A escrita detalhada, a presença de um narrador e a sequência cronológica fazem com que alguns de seus raps sejam comparados com as narrativas jornalística e cinematográfica. A fluência com que canta é reconhecida graças ao ritmo e harmonia, com divisões próprias e timbre de voz potente.
Seu estilo de compor, inicialmente, apresenta uma mensagem direta, com poucos versos, como o rap “Pânico na Zona Sul”, e influências do discurso do líder negro norte-americano Malcolm X (1925-1965), citado na letra de “Voz Ativa”:
Precisamos de um líder de crédito popular
Como Malcolm X em outros tempos foi na América
Que seja negro até os ossos, um dos nossos
E reconstrua nosso orgulho que foi feito em destroços.
A partir do disco Raio X Brasil, escreve letras mais longas e propõe que o ouvinte tire suas próprias conclusões sobre o significado delas. No disco Sobrevivendo no Inferno, em músicas como “Diário de um Detento” e “Tô Ouvindo Alguém me Chamar”, Brown narra experiências em primeira pessoa com letras ainda maiores. Em “Nada Como um Dia Após o Outro Dia”, o rapper segue fiel ao método detalhista, mas traz reflexões novas sobre o sucesso artístico e a aparência.
Depois do lançamento de Sobrevivendo no Inferno, Mano Brown reconhece essa diferença no processo criativo, em entrevista para a revista Caros Amigos. Afirma rejeitar músicas como “Pânico na Zona Sul” e “Voz Ativa” que, segundo ele, são “confusas”, compostas com receio do uso de gírias e palavrões que o distanciam do público.
O discurso e a postura do rapper mudam com o tempo. Nos primeiros anos de carreira, ele defende a atitude radical dos Racionais MC’s de fazer shows apenas para o público pobre e não conceder entrevistas à grande mídia. A partir dos anos 2000, ele abre exceções a veículos como a revista Rolling Stone Brasil (2009 e 2013), Jornal da Tarde (2006) e programas da TV Cultura, como Ensaio (2003) e Roda Viva (2007). Neste mesmo período, tornam-se mais comuns as apresentações do grupo em clubes de classe média e alta, pelo dinheiro pago nestas ocasiões. A gravação de “Umbabarauma”, promovida por uma grande marca de material esportivo, é justificada pelo cachê pago, além da oportunidade de gravar em parceria com seu ídolo, Jorge Ben Jor (1942).

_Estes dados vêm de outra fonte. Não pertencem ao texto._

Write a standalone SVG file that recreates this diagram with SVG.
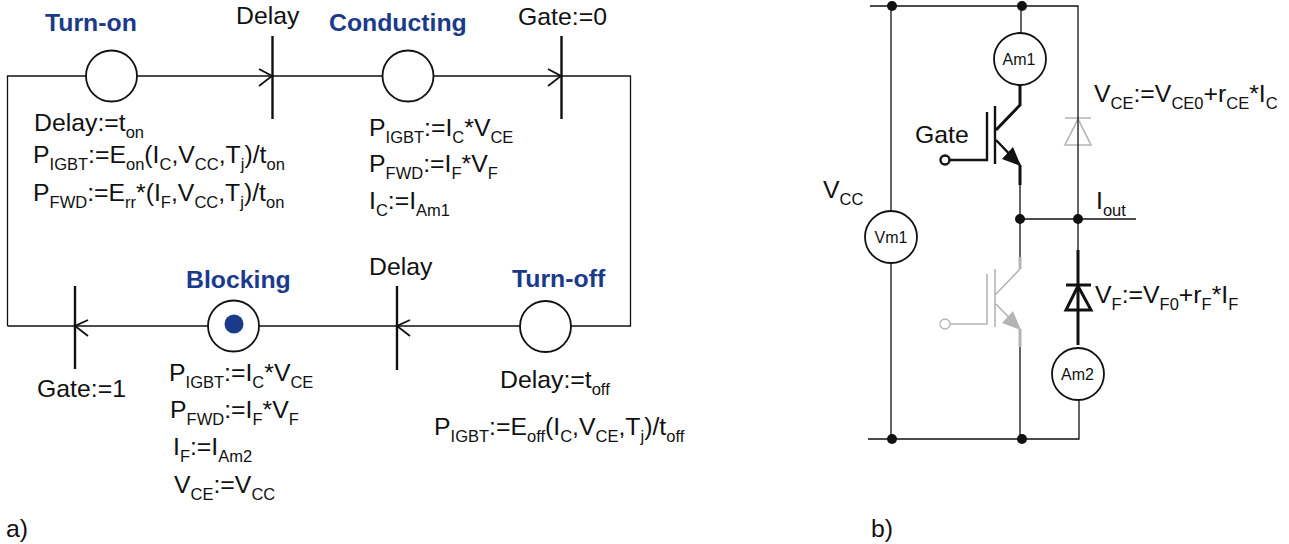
<svg xmlns="http://www.w3.org/2000/svg" width="1289" height="544" viewBox="0 0 1289 544">
<style>
text{font-family:"Liberation Sans",Arial,sans-serif;font-size:24.8px;fill:#111}
.s{font-size:16.5px}
.t{font-weight:bold;fill:#1a3a8c}
.m{font-size:16px;text-anchor:middle}
.l{fill:none;stroke:#111;stroke-width:1.3}
.b{fill:none;stroke:#111;stroke-width:2.4}
.k{fill:none;stroke:#111;stroke-width:3}
.g{fill:none;stroke:#b4b4b4;stroke-width:1.6}
.gk{fill:none;stroke:#b4b4b4;stroke-width:3}
.c{fill:#fff;stroke:#111;stroke-width:1.8}
.d{fill:#111}
</style>
<rect width="1289" height="544" fill="#fff"/>
<g id="connectors">
<path class="l" d="M7.5 326V76H630.5V326H7.5"/>
<path class="b" d="M272.5 36V119M561.5 36V119M75 286V369M397 286V370"/>
<path class="l" style="stroke-width:1.8" d="M259 69L272 76L259 86M548 69L561 76L548 86M88 320L75 326L88 336M410 320L397 326L410 336"/>
<path class="g" d="M1065 118H1091M1078 119L1065 145H1091Z"/>
<path class="l" d="M870 6H1078V219M868 439H1079V374M891 6V439M1021 6V33M1020 185V257M1020 219H1136M1078 219V250M1020 347V439"/>
<path class="k" d="M1020 85V105L996 130M1020 165V185M1078 250V345"/>
<path class="b" d="M995 106V164M987 112V160H950M996 140L1020 165"/>
<path class="d" d="M1021 166L1002 159L1013 147Z"/>
<path class="k" d="M1066 285H1091M1078 286L1066 310H1091Z"/>
<path class="g" d="M1020 269L995 295M995 269V327M987 274V324H950M996 304L1020 329"/>
<path class="gk" d="M1020 257V269M1020 329V347"/>
<path d="M1021 330L1002 323L1013 311Z" fill="#b4b4b4"/>
</g>
<g id="junctions">
<circle class="d" cx="892" cy="6" r="5"/><circle class="d" cx="1022" cy="6" r="5"/>
<circle class="d" cx="1020" cy="219" r="5"/><circle class="d" cx="1078" cy="219" r="5"/>
<circle class="d" cx="892" cy="439" r="5"/><circle class="d" cx="1022" cy="439" r="5"/>
</g>
<g id="turn-on"><circle class="c" cx="111.5" cy="76" r="25.5"/><text class="t" x="45" y="31">Turn-on</text></g>
<g id="conducting"><circle class="c" cx="408" cy="76" r="25.5"/><text class="t" x="329" y="31">Conducting</text></g>
<g id="blocking"><circle class="c" cx="233.5" cy="326" r="25.5"/><circle cx="234" cy="324" r="9.5" fill="#1a3a8c"/><text class="t" x="186" y="288">Blocking</text></g>
<g id="turn-off"><circle class="c" cx="545.5" cy="326.5" r="25.5"/><text class="t" x="512" y="287">Turn-off</text></g>
<g id="am1"><circle class="c" cx="1020" cy="59" r="26"/><text class="m" x="1019" y="65">Am1</text></g>
<g id="vm1"><circle class="c" cx="891" cy="237" r="26"/><text class="m" x="891" y="243">Vm1</text></g>
<g id="am2"><circle class="c" cx="1078" cy="374" r="26"/><text class="m" x="1077.5" y="380">Am2</text></g>
<g id="gate-terminal"><circle cx="945" cy="160" r="4.5" fill="#fff" stroke="#111" stroke-width="2.4"/><circle cx="945" cy="324" r="5" fill="#fff" stroke="#b4b4b4" stroke-width="1.3"/></g>
<g id="labels">
<text x="236" y="24">Delay</text>
<text x="518" y="25">Gate:=0</text>
<text x="37" y="397">Gate:=1</text>
<text x="369" y="275">Delay</text>
<text x="34" y="131">Delay:=t<tspan class="s" dy="6.5">on</tspan></text>
<text x="33" y="163">P<tspan class="s" dy="6.5">IGBT</tspan><tspan dy="-6.5">:=E</tspan><tspan class="s" dy="6.5">on</tspan><tspan dy="-6.5">(I</tspan><tspan class="s" dy="6.5">C</tspan><tspan dy="-6.5">,V</tspan><tspan class="s" dy="6.5">CC</tspan><tspan dy="-6.5">,T</tspan><tspan class="s" dy="6.5">j</tspan><tspan dy="-6.5">)/t</tspan><tspan class="s" dy="6.5">on</tspan></text>
<text x="33" y="201">P<tspan class="s" dy="6.5">FWD</tspan><tspan dy="-6.5">:=E</tspan><tspan class="s" dy="6.5">rr</tspan><tspan dy="-6.5">*(I</tspan><tspan class="s" dy="6.5">F</tspan><tspan dy="-6.5">,V</tspan><tspan class="s" dy="6.5">CC</tspan><tspan dy="-6.5">,T</tspan><tspan class="s" dy="6.5">j</tspan><tspan dy="-6.5">)/t</tspan><tspan class="s" dy="6.5">on</tspan></text>
<text x="369" y="136">P<tspan class="s" dy="6.5">IGBT</tspan><tspan dy="-6.5">:=I</tspan><tspan class="s" dy="6.5">C</tspan><tspan dy="-6.5">*V</tspan><tspan class="s" dy="6.5">CE</tspan></text>
<text x="369" y="172">P<tspan class="s" dy="6.5">FWD</tspan><tspan dy="-6.5">:=I</tspan><tspan class="s" dy="6.5">F</tspan><tspan dy="-6.5">*V</tspan><tspan class="s" dy="6.5">F</tspan></text>
<text x="369" y="209">I<tspan class="s" dy="6.5">C</tspan><tspan dy="-6.5">:=I</tspan><tspan class="s" dy="6.5">Am1</tspan></text>
<text x="169" y="381">P<tspan class="s" dy="6.5">IGBT</tspan><tspan dy="-6.5">:=I</tspan><tspan class="s" dy="6.5">C</tspan><tspan dy="-6.5">*V</tspan><tspan class="s" dy="6.5">CE</tspan></text>
<text x="170" y="418">P<tspan class="s" dy="6.5">FWD</tspan><tspan dy="-6.5">:=I</tspan><tspan class="s" dy="6.5">F</tspan><tspan dy="-6.5">*V</tspan><tspan class="s" dy="6.5">F</tspan></text>
<text x="173" y="455">I<tspan class="s" dy="6.5">F</tspan><tspan dy="-6.5">:=I</tspan><tspan class="s" dy="6.5">Am2</tspan></text>
<text x="174" y="493">V<tspan class="s" dy="6.5">CE</tspan><tspan dy="-6.5">:=V</tspan><tspan class="s" dy="6.5">CC</tspan></text>
<text x="500" y="388">Delay:=t<tspan class="s" dy="6.5">off</tspan></text>
<text x="434" y="435">P<tspan class="s" dy="6.5">IGBT</tspan><tspan dy="-6.5">:=E</tspan><tspan class="s" dy="6.5">off</tspan><tspan dy="-6.5">(I</tspan><tspan class="s" dy="6.5">C</tspan><tspan dy="-6.5">,V</tspan><tspan class="s" dy="6.5">CE</tspan><tspan dy="-6.5">,T</tspan><tspan class="s" dy="6.5">j</tspan><tspan dy="-6.5">)/t</tspan><tspan class="s" dy="6.5">off</tspan></text>
<text x="6" y="537">a)</text>
<text x="871" y="537">b)</text>
<text x="915" y="143">Gate</text>
<text x="823" y="198">V<tspan class="s" dy="6.5">CC</tspan></text>
<text x="1094" y="102">V<tspan class="s" dy="6.5">CE</tspan><tspan dy="-6.5">:=V</tspan><tspan class="s" dy="6.5">CE0</tspan><tspan dy="-6.5">+r</tspan><tspan class="s" dy="6.5">CE</tspan><tspan dy="-6.5">*I</tspan><tspan class="s" dy="6.5">C</tspan></text>
<text x="1096" y="209">I<tspan class="s" dy="6.5">out</tspan></text>
<text x="1095" y="303">V<tspan class="s" dy="6.5">F</tspan><tspan dy="-6.5">:=V</tspan><tspan class="s" dy="6.5">F0</tspan><tspan dy="-6.5">+r</tspan><tspan class="s" dy="6.5">F</tspan><tspan dy="-6.5">*I</tspan><tspan class="s" dy="6.5">F</tspan></text>
</g>
</svg>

A influência de Jorge Ben Jor é a mais marcante na obra de Mano Brown e reflete-se em sua vida pessoal. O nome de seus filhos são homenagem ao ídolo: Kaire Jorge e Domênica (Ben Jor tem uma música chamada “Domenica Domingava Num Domingo Linda Tôda de Branco”, gravada no disco Força Bruta, de 1970). Além disso, Ben Jor é citado na obra dos Racionais em outros momentos: versos dele são sampleados (extraídos e reeditados) no refrão de “Fim de Semana no Parque”; a música “Jorge da Capadócia” é regravada pelo grupo no disco Sobrevivendo no Inferno; e Ben Jor participa do primeiro DVD do grupo, Mil Tretas, Mil Trutas. No programa Ensaio, da TV Cultura, Brown cita também Benito di Paula (1941), Agepê (1942-1995), Roberto Ribeiro (1940-1996), Luiz Ayrão (1942) e Fundo de Quintal como referências. O grupo de rap norte-americano Public Enemy e o artista jamaicano Bob Marley (1945-1981) também são inspirações. Brown refere-se ao músico de reggae como “filho de pai branco e mãe negra, como eu. Era um cara que ficou rico morando dentro de uma favela”, em entrevista a Caros Amigos, em 1998.

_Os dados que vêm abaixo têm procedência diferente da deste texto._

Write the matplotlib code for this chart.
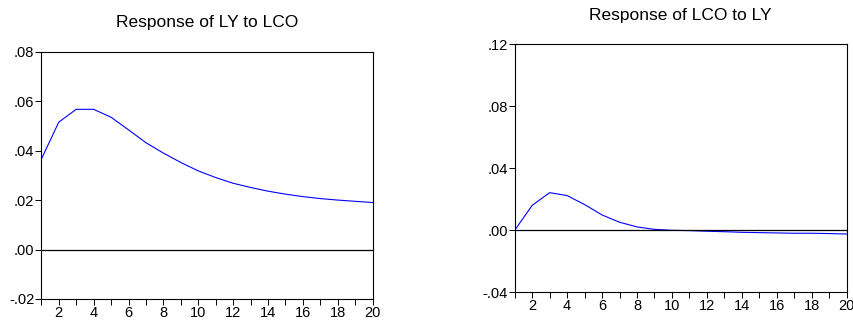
import matplotlib.pyplot as plt
from matplotlib.ticker import FuncFormatter, MultipleLocator

plt.rcParams['font.family'] = ['Liberation Sans', 'DejaVu Sans']

periods = list(range(1, 21))
ly_to_lco = [0.0365, 0.0515, 0.0567, 0.0567, 0.0535, 0.0484, 0.0432, 0.0390,
             0.0352, 0.0318, 0.0291, 0.0268, 0.0251, 0.0236, 0.0224, 0.0214,
             0.0206, 0.0200, 0.0195, 0.0190]
lco_to_ly = [0.0, 0.0161, 0.0243, 0.0224, 0.0166, 0.0099, 0.0052, 0.0022,
             0.0006, 0.0, -0.0002, -0.0006, -0.0009, -0.0013, -0.0015, -0.0017,
             -0.0019, -0.0019, -0.0021, -0.0024]
titles = ['Response of LY to LCO', 'Response of LCO to LY']


def fmt(v, pos):
    s = '%.2f' % v
    s = s.replace('0.', '.')
    if s == '-.00':
        s = '.00'
    return s


fig = plt.figure(figsize=(8.54, 3.2), dpi=100)
W, H = 854, 320
ax1 = fig.add_axes([41.3 / W, 1 - 299 / H, (372.7 - 41.3) / W, (299 - 51.7) / H])
ax2 = fig.add_axes([514.7 / W, 1 - 292.3 / H, (846.7 - 514.7) / W, (292.3 - 44.3) / H])

for ax, data, title, ylim, ystep, ty in [
        (ax1, ly_to_lco, titles[0], (-0.02, 0.08), 0.02, 22.7),
        (ax2, lco_to_ly, titles[1], (-0.04, 0.12), 0.04, 15.7)]:
    ax.plot(periods, data, color='#0000ff', lw=0.8)
    ax.axhline(0, color='black', lw=0.9)
    ax.set_xlim(1, 20)
    ax.set_ylim(*ylim)
    ax.xaxis.set_major_locator(MultipleLocator(2))
    ax.xaxis.set_minor_locator(MultipleLocator(1))
    ax.yaxis.set_major_locator(MultipleLocator(ystep))
    ax.yaxis.set_major_formatter(FuncFormatter(fmt))
    ax.tick_params(axis='both', which='major', direction='out', length=4,
                   width=0.7, labelsize=10.5, pad=1)
    ax.tick_params(axis='x', which='minor', direction='out', length=4, width=0.7)
    for sp in ax.spines.values():
        sp.set_linewidth(0.8)
    bb = ax.get_position()
    fig.text((bb.x0 + bb.x1) / 2, 1 - ty / H, title, ha='center', va='center',
             fontsize=12.5)

fig.savefig('out.png', dpi=100)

As duas participações dos Racionais MC’s na Virada Cultural são marcadas por discursos de Mano Brown. Em 2007, antes do confronto entre público e polícia, ele tenta apaziguar os ânimos dos fãs. Dirige-se a um policial que, supostamente, abusa da violência durante o tumulto. Depois de seis anos afastado do evento, o grupo volta em 2013 em apresentação sem ocorrências policiais. Brown, no entanto, aproveita a ocasião para opinar sobre cenas que ele presencia na madrugada anterior:
Estive ontem de noite aqui, sou da rua, vi muita covardia no centro. Todo mundo fala da polícia, do sistema, mas eu vi vários malucos roubando. [...] O que eu vi ontem tá longe de ser evolução. O rap precisa de gente de caráter, não de malandrão.
Episódios como esse ilustram o papel de liderança que Mano Brown exerce entre seu público.